ITAR-TASS news agency reported earlier that the reactor would be started up on August 21, citing a statement posted on the website operated by Russia’s state nuclear corporation.
The statement was soon withdrawn from the site and no correction was immediately issued.
Prime Minister Vladimir Putin said on March 18 that Russia planned to start up the reactor at the Bushehr plant in the summer of 2010.
The plant had initially been slated to go on stream in 2007, but there were a number of delays over delayed payments by Iran, followed by the protracted controversy between Tehran and the international community over the Iranian nuclear program.
Russia has approved the UN Security Council sanctions against Iran in the nuclear dispute, but has also sharply criticized the even tougher sanctions which the United States and European Union additionally imposed.
Despite concern in the West over Iran’s nuclear program, the light-water project in Bushehr is tolerated due to Russia’s involvement and guarantees that nuclear fuel for the plant will be delivered from, and the nuclear waste returned to, Russia.
Tehran says that its nuclear projects are just for civilian purposes while the West is concerned that Iran is clandestinely pursuing a nuclear weapons program.

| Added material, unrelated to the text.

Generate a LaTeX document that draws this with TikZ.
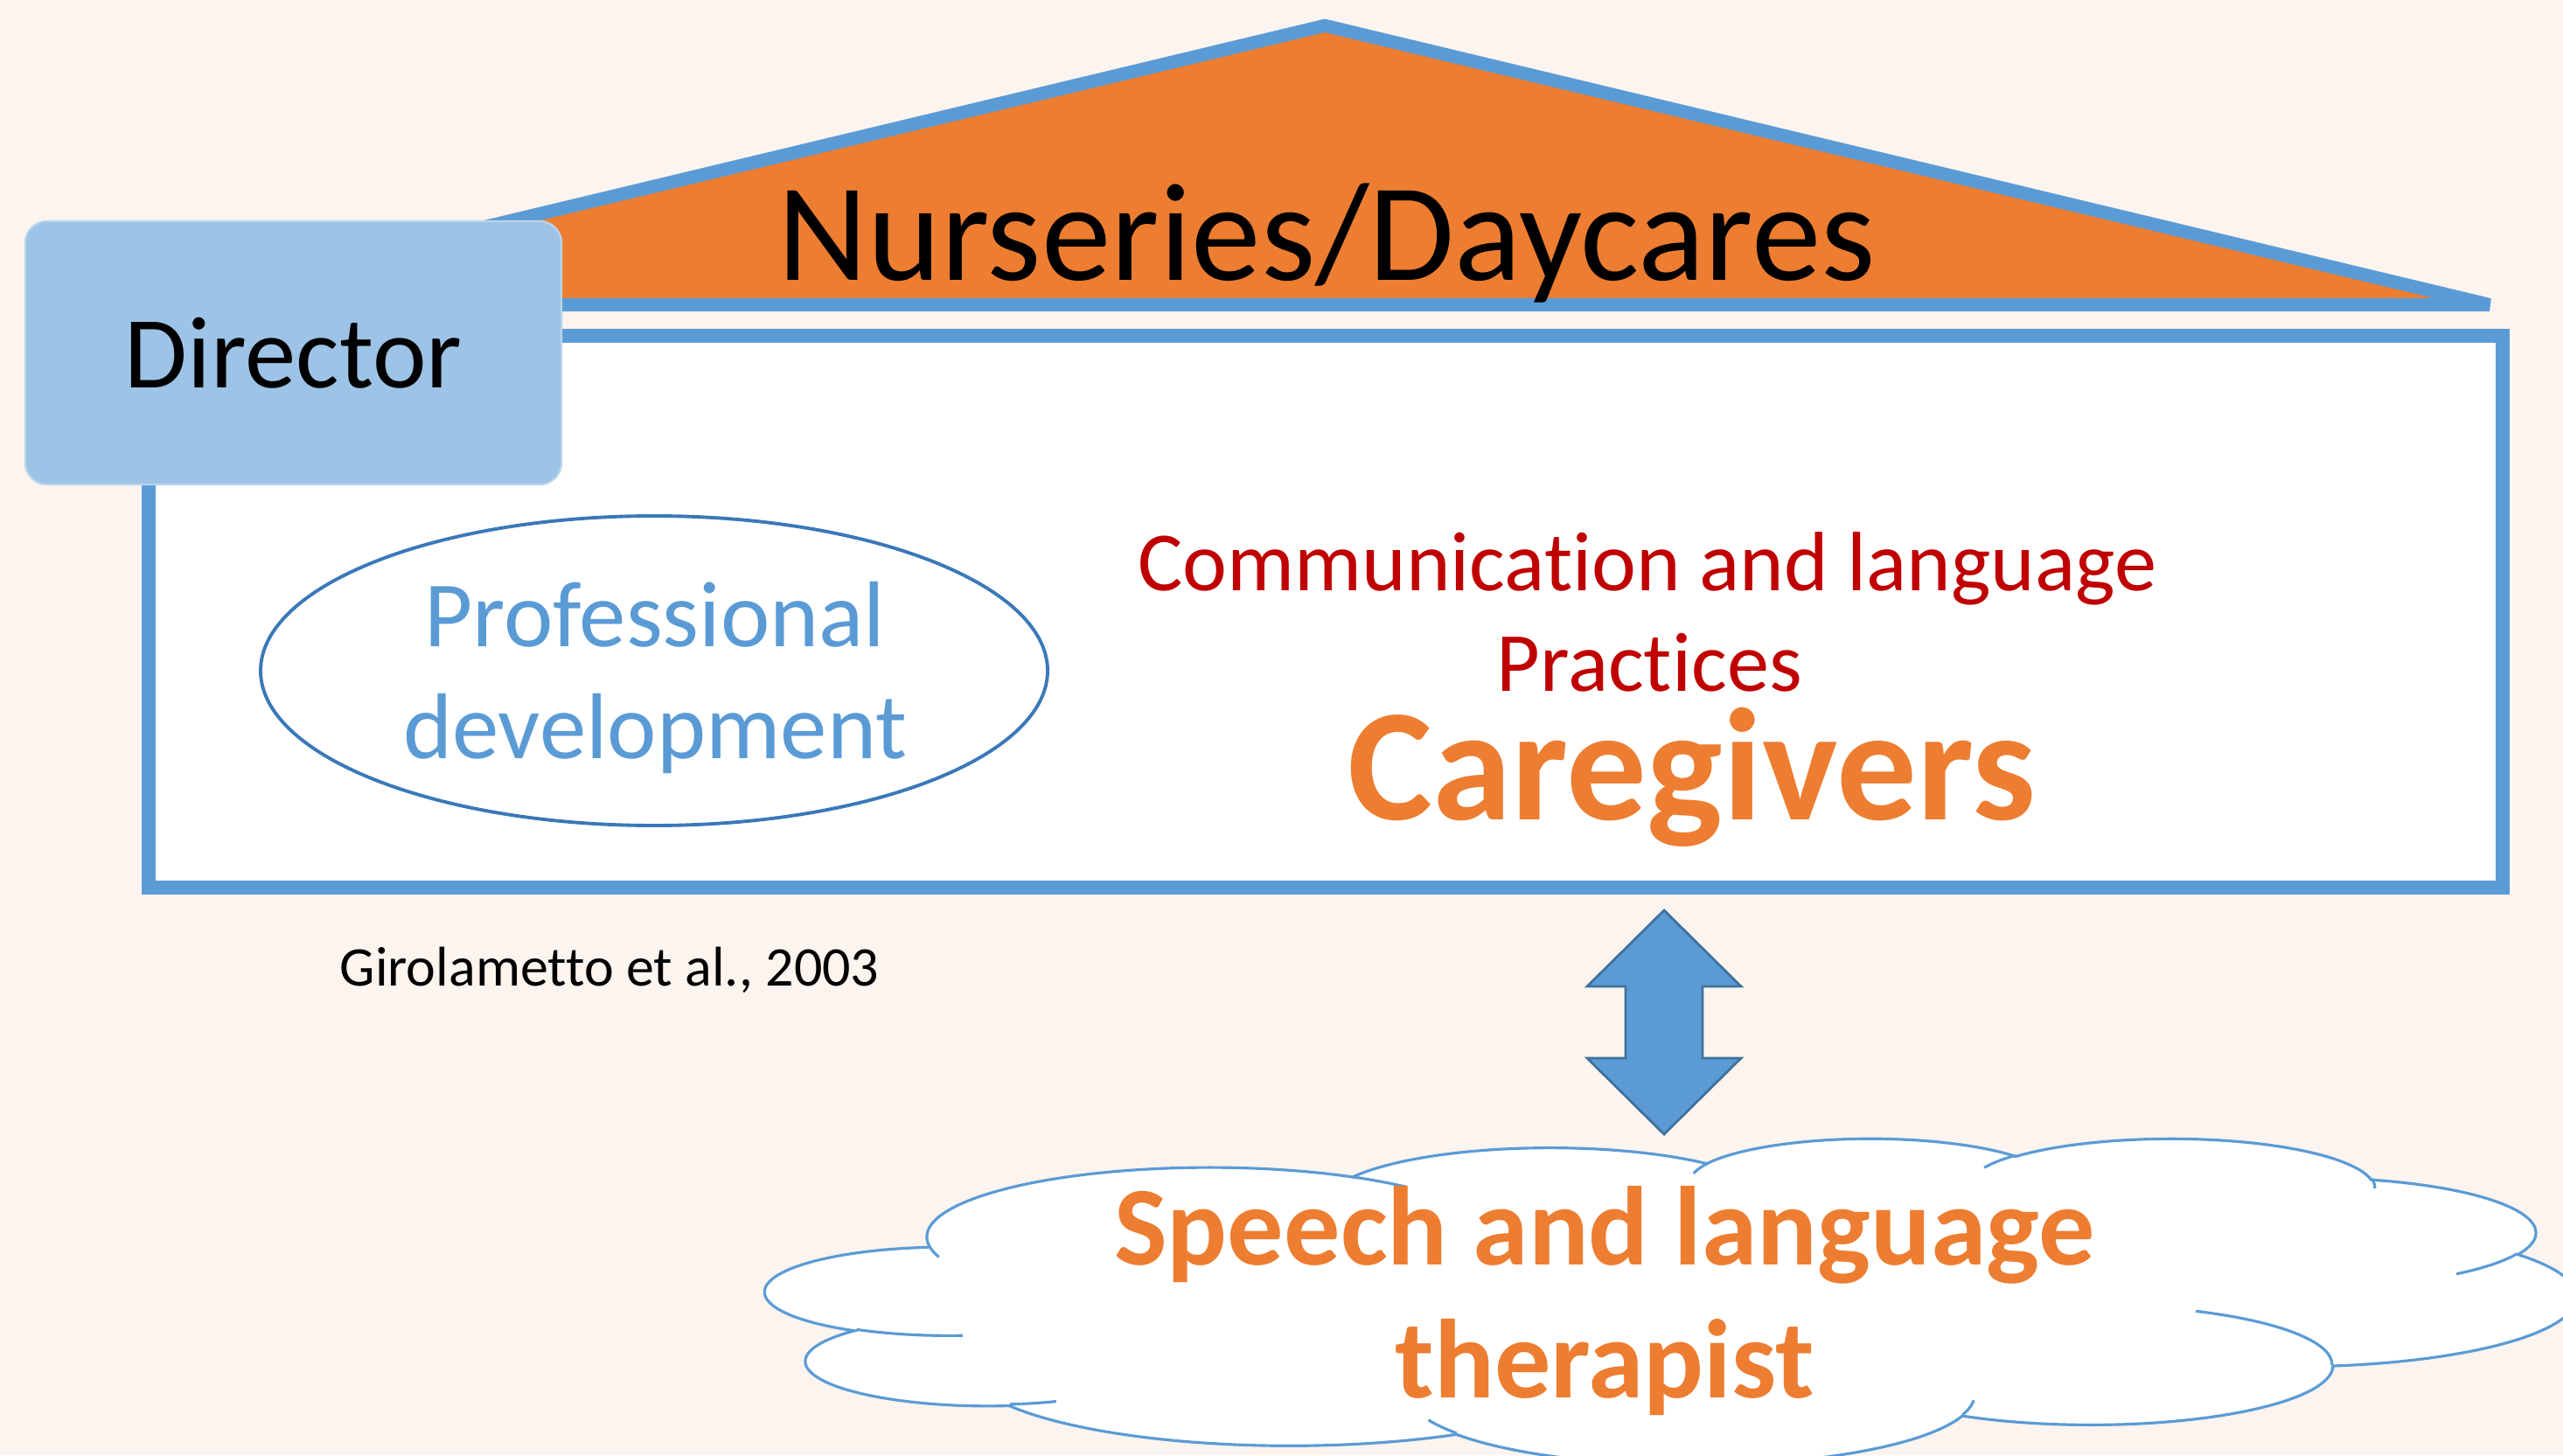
\documentclass[tikz,border=0pt]{standalone}
\usepackage{fontspec}
\setmainfont{Carlito}[Ligatures=NoCommon]
\definecolor{bg}{HTML}{FCF4EE}
\definecolor{accblue}{HTML}{5B9BD5}
\definecolor{darkblue}{HTML}{41719C}
\definecolor{ellblue}{HTML}{3A78B8}
\definecolor{dirfill}{HTML}{9DC3E6}
\definecolor{accorange}{HTML}{ED7D31}
\definecolor{darkred}{HTML}{C00000}
\tikzset{
  roofline/.style={draw=accblue, fill=accorange, line width=4.27pt, line join=bevel},
  houseline/.style={draw=accblue, fill=white, line width=4.55pt, line join=miter},
  dirbox/.style={fill=dirfill, draw=dirfill!70!white, line width=0.6pt, rounded corners=0.25cm,
    minimum width=6.13cm, minimum height=3.01cm, inner sep=0pt, text=black,
    font=\fontsize{33.2pt}{40pt}\selectfont},
  ellline/.style={draw=ellblue, line width=1.1pt},
  blockarrow/.style={fill=accblue, draw=darkblue, line width=0.8pt, line join=miter},
  cloudline/.style={draw=accblue, line width=0.9pt},
  cld/.style n args={4}{
    x radius=#1, y radius=#2,
    start angle={atan2((#1)*sin(#3),(#2)*cos(#3))},
    delta angle={mod(atan2((#1)*sin((#3)+(#4)),(#2)*cos((#3)+(#4)))-atan2((#1)*sin(#3),(#2)*cos(#3))+720,360)}},
  titletext/.style={anchor=base, inner sep=0pt, text=black, font=\fontsize{45.3pt}{52pt}\selectfont},
  proftext/.style={anchor=base, inner sep=0pt, text=accblue, font=\fontsize{30.4pt}{36pt}\selectfont},
  practext/.style={anchor=base, inner sep=0pt, text=darkred, font=\fontsize{27.4pt}{33pt}\selectfont},
  caretext/.style={anchor=base, inner sep=0pt, text=accorange, font=\bfseries\fontsize{52pt}{62pt}\selectfont},
  slttext/.style={anchor=base, inner sep=0pt, text=accorange, font=\bfseries\fontsize{36.5pt}{44pt}\selectfont},
  citetext/.style={anchor=base, inner sep=0pt, text=black, font=\fontsize{18.2pt}{22pt}\selectfont}
}
\begin{document}
\begin{tikzpicture}[x=0.01cm, y=-0.01cm]
\fill[bg] (0,0) rectangle (2931,1664);
\useasboundingbox (0,0) rectangle (2931,1664);

% roof
\draw[roofline] (183,348.5) -- (1515,29.3) -- (2847,348.5) -- cycle;
\node[titletext] (title) at (1517,321) {Nurseries/Daycares};

% house body
\draw[houseline] (170,384) rectangle (2862,1015);

% director
\node[dirbox] (director) at (335.5,403.5) {Director};

% professional development
\draw[ellline] (748,767) ellipse [x radius=450, y radius=177];
\node[proftext] (prof1) at (749,739) {Professional};
\node[proftext] (prof2) at (749,867) {development};

% practices
\node[practext] (comm1) at (1884,675) {Communication and language};
\node[practext] (comm2) at (1886,790) {Practices};
\node[caretext] (care) at (1935,937) {Caregivers};

% citation
\node[citetext] (cite) at (697,1127) {Girolametto et al., 2003};

% cloud (PowerPoint cloud geometry)
\begin{scope}[shift={(876,1301)}, x=0.04788cm, y=-0.00864cm]
\draw[cloudline, fill=white] (39.00,143.70)
  arc[cld={67.53}{91.90}{-190.4875}{123.7805}]
  arc[cld={53.33}{72.67}{-144.1024}{89.9452}]
  arc[cld={43.65}{59.45}{-145.8079}{99.7230}]
  arc[cld={48.57}{65.95}{-130.9861}{117.2417}]
  arc[cld={53.33}{72.73}{-78.7089}{109.0269}]
  arc[cld={67.75}{92.20}{-46.2673}{130.2690}]
  arc[cld={57.85}{78.67}{0.6250}{114.0333}]
  arc[cld={67.52}{92.15}{22.4516}{115.1726}]
  arc[cld={77.20}{105.43}{66.2426}{75.7110}]
  arc[cld={43.60}{59.18}{-274.9421}{146.7356}]
  arc[cld={43.45}{59.45}{-246.8285}{152.5189}]
  -- cycle;
\draw[cloudline]
  (46.93,261.77) arc[cld={43.45}{59.45}{86.7420}{26.4295}]
  (69.28,348.99) arc[cld={43.60}{59.18}{73.6105}{11.4475}]
  (164.78,390.90) arc[cld={67.52}{92.15}{137.6242}{14.0811}]
  (288.27,347.51) arc[cld={67.52}{92.15}{6.4533}{15.9984}]
  (341.29,229.54) arc[cld={57.85}{78.67}{-70.2924}{70.9174}]
  (417.98,153.54) arc[cld={53.33}{72.73}{30.3180}{27.7515}]
  (383.24,54.26) arc[cld={48.57}{65.95}{-13.7443}{14.8589}]
  (290.78,39.52) arc[cld={48.57}{65.95}{-149.1815}{18.1954}]
  (221.41,47.20) arc[cld={43.65}{59.45}{-163.4943}{17.6864}]
  (140.00,51.92) arc[cld={67.53}{91.90}{-66.7070}{12.3194}]
  (41.27,157.89) arc[cld={67.53}{91.90}{157.6544}{11.8582}];
\end{scope}
\node[slttext] (slt1) at (1835,1446) {Speech and language};
\node[slttext] (slt2) at (1835,1598) {therapist};

% double block arrow between caregivers and therapist
\draw[blockarrow] (1903,1041) -- (1991,1128) -- (1947,1128) -- (1947,1210) -- (1991,1210)
  -- (1903,1297) -- (1815,1210) -- (1859,1210) -- (1859,1128) -- (1815,1128) -- cycle;
\end{tikzpicture}
\end{document}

The Bushehr facility has a long history going back to the 1970s and the previous Iranian regime under the Shah. Then, work began at the site by the German power engineering firm Kraftwerk Union.
But the project was interrupted after the Islamic revolution toppled the Shah in 1979 and the site was dormant for more than a decade until, in the 1990s, Russia and Iran reached an agreement for the plant to be completed using Russian nuclear technology.